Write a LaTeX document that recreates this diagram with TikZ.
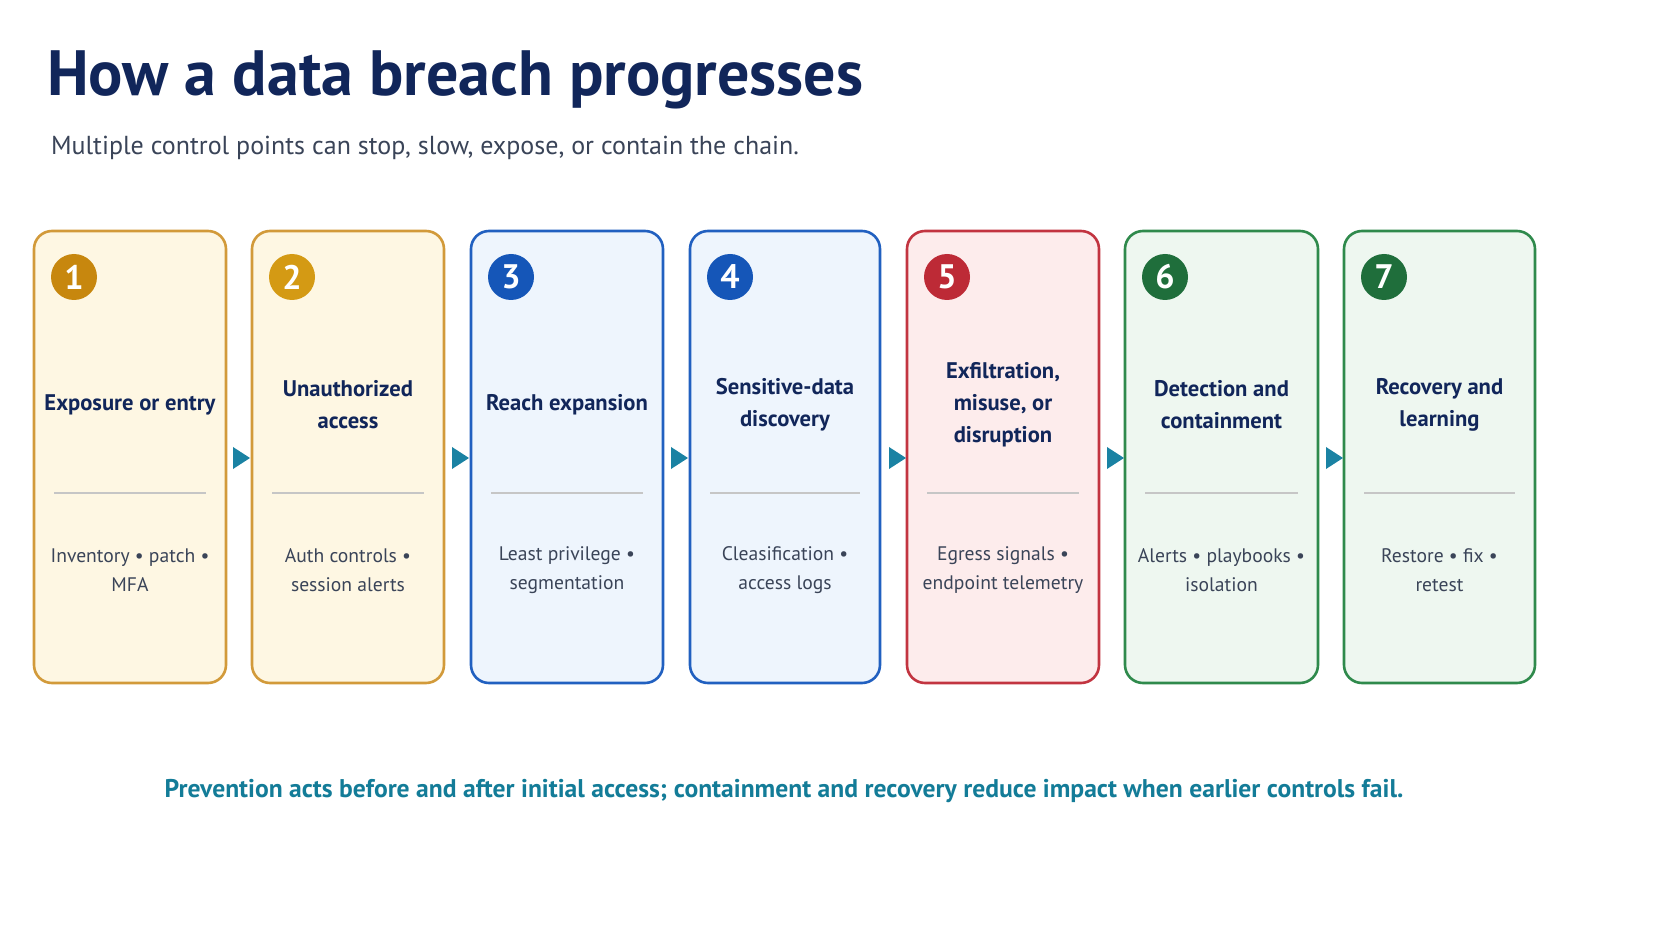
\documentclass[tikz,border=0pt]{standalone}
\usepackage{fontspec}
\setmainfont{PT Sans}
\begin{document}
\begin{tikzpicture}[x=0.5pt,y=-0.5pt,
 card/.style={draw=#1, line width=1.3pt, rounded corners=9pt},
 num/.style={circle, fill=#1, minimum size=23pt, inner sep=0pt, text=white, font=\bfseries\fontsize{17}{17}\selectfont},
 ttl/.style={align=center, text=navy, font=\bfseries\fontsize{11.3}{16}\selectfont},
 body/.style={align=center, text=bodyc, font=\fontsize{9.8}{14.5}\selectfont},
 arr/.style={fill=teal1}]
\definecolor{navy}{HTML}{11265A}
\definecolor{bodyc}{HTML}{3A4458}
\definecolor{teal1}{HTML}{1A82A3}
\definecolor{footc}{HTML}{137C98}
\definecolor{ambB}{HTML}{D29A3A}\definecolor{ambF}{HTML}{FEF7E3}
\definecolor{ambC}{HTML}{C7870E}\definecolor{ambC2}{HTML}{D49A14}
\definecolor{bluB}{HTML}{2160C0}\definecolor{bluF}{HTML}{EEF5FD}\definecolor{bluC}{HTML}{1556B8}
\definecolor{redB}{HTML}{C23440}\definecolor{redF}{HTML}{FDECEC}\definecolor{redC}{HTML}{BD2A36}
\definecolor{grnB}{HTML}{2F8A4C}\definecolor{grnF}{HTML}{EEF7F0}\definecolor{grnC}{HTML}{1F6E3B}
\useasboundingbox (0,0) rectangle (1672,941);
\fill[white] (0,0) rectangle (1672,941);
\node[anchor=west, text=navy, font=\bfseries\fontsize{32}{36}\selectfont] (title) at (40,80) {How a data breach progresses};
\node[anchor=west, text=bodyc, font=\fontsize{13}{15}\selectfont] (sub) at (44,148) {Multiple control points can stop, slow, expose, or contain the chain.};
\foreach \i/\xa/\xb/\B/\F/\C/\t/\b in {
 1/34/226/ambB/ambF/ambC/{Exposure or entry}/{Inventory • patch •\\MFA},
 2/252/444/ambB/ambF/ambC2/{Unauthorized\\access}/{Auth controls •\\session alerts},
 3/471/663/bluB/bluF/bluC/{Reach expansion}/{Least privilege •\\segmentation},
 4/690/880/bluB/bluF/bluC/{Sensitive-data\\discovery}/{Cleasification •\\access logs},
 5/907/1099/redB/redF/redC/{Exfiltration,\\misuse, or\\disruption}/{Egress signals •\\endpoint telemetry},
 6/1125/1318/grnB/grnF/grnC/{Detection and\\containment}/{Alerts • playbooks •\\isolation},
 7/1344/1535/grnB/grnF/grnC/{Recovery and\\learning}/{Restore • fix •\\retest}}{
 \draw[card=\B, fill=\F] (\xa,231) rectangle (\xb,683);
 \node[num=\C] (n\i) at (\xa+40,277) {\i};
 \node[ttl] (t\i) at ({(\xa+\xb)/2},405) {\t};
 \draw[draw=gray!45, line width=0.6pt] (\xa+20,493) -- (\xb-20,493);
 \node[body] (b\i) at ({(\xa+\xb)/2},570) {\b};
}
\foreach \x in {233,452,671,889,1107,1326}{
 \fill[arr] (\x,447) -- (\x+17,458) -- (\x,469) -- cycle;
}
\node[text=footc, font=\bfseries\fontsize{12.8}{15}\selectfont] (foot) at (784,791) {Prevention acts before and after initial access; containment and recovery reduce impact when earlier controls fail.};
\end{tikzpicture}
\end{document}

= = =

#### [SHORT EXERCISE]
Your task is to repeat the data above exactly while excluding the pictures.

#### [SOLVED EXERCISE]
Write a LaTeX document that recreates this diagram with TikZ.
\documentclass[tikz,border=0pt]{standalone}
\usepackage{fontspec}
\setmainfont{PT Sans}
\begin{document}
\begin{tikzpicture}[x=0.5pt,y=-0.5pt,
 card/.style={draw=#1, line width=1.3pt, rounded corners=9pt},
 num/.style={circle, fill=#1, minimum size=23pt, inner sep=0pt, text=white, font=\bfseries\fontsize{17}{17}\selectfont},
 ttl/.style={align=center, text=navy, font=\bfseries\fontsize{11.3}{16}\selectfont},
 body/.style={align=center, text=bodyc, font=\fontsize{9.8}{14.5}\selectfont},
 arr/.style={fill=teal1}]
\definecolor{navy}{HTML}{11265A}
\definecolor{bodyc}{HTML}{3A4458}
\definecolor{teal1}{HTML}{1A82A3}
\definecolor{footc}{HTML}{137C98}
\definecolor{ambB}{HTML}{D29A3A}\definecolor{ambF}{HTML}{FEF7E3}
\definecolor{ambC}{HTML}{C7870E}\definecolor{ambC2}{HTML}{D49A14}
\definecolor{bluB}{HTML}{2160C0}\definecolor{bluF}{HTML}{EEF5FD}\definecolor{bluC}{HTML}{1556B8}
\definecolor{redB}{HTML}{C23440}\definecolor{redF}{HTML}{FDECEC}\definecolor{redC}{HTML}{BD2A36}
\definecolor{grnB}{HTML}{2F8A4C}\definecolor{grnF}{HTML}{EEF7F0}\definecolor{grnC}{HTML}{1F6E3B}
\useasboundingbox (0,0) rectangle (1672,941);
\fill[white] (0,0) rectangle (1672,941);
\node[anchor=west, text=navy, font=\bfseries\fontsize{32}{36}\selectfont] (title) at (40,80) {How a data breach progresses};
\node[anchor=west, text=bodyc, font=\fontsize{13}{15}\selectfont] (sub) at (44,148) {Multiple control points can stop, slow, expose, or contain the chain.};
\foreach \i/\xa/\xb/\B/\F/\C/\t/\b in {
 1/34/226/ambB/ambF/ambC/{Exposure or entry}/{Inventory • patch •\\MFA},
 2/252/444/ambB/ambF/ambC2/{Unauthorized\\access}/{Auth controls •\\session alerts},
 3/471/663/bluB/bluF/bluC/{Reach expansion}/{Least privilege •\\segmentation},
 4/690/880/bluB/bluF/bluC/{Sensitive-data\\discovery}/{Cleasification •\\access logs},
 5/907/1099/redB/redF/redC/{Exfiltration,\\misuse, or\\disruption}/{Egress signals •\\endpoint telemetry},
 6/1125/1318/grnB/grnF/grnC/{Detection and\\containment}/{Alerts • playbooks •\\isolation},
 7/1344/1535/grnB/grnF/grnC/{Recovery and\\learning}/{Restore • fix •\\retest}}{
 \draw[card=\B, fill=\F] (\xa,231) rectangle (\xb,683);
 \node[num=\C] (n\i) at (\xa+40,277) {\i};
 \node[ttl] (t\i) at ({(\xa+\xb)/2},405) {\t};
 \draw[draw=gray!45, line width=0.6pt] (\xa+20,493) -- (\xb-20,493);
 \node[body] (b\i) at ({(\xa+\xb)/2},570) {\b};
}
\foreach \x in {233,452,671,889,1107,1326}{
 \fill[arr] (\x,447) -- (\x+17,458) -- (\x,469) -- cycle;
}
\node[text=footc, font=\bfseries\fontsize{12.8}{15}\selectfont] (foot) at (784,791) {Prevention acts before and after initial access; containment and recovery reduce impact when earlier controls fail.};
\end{tikzpicture}
\end{document}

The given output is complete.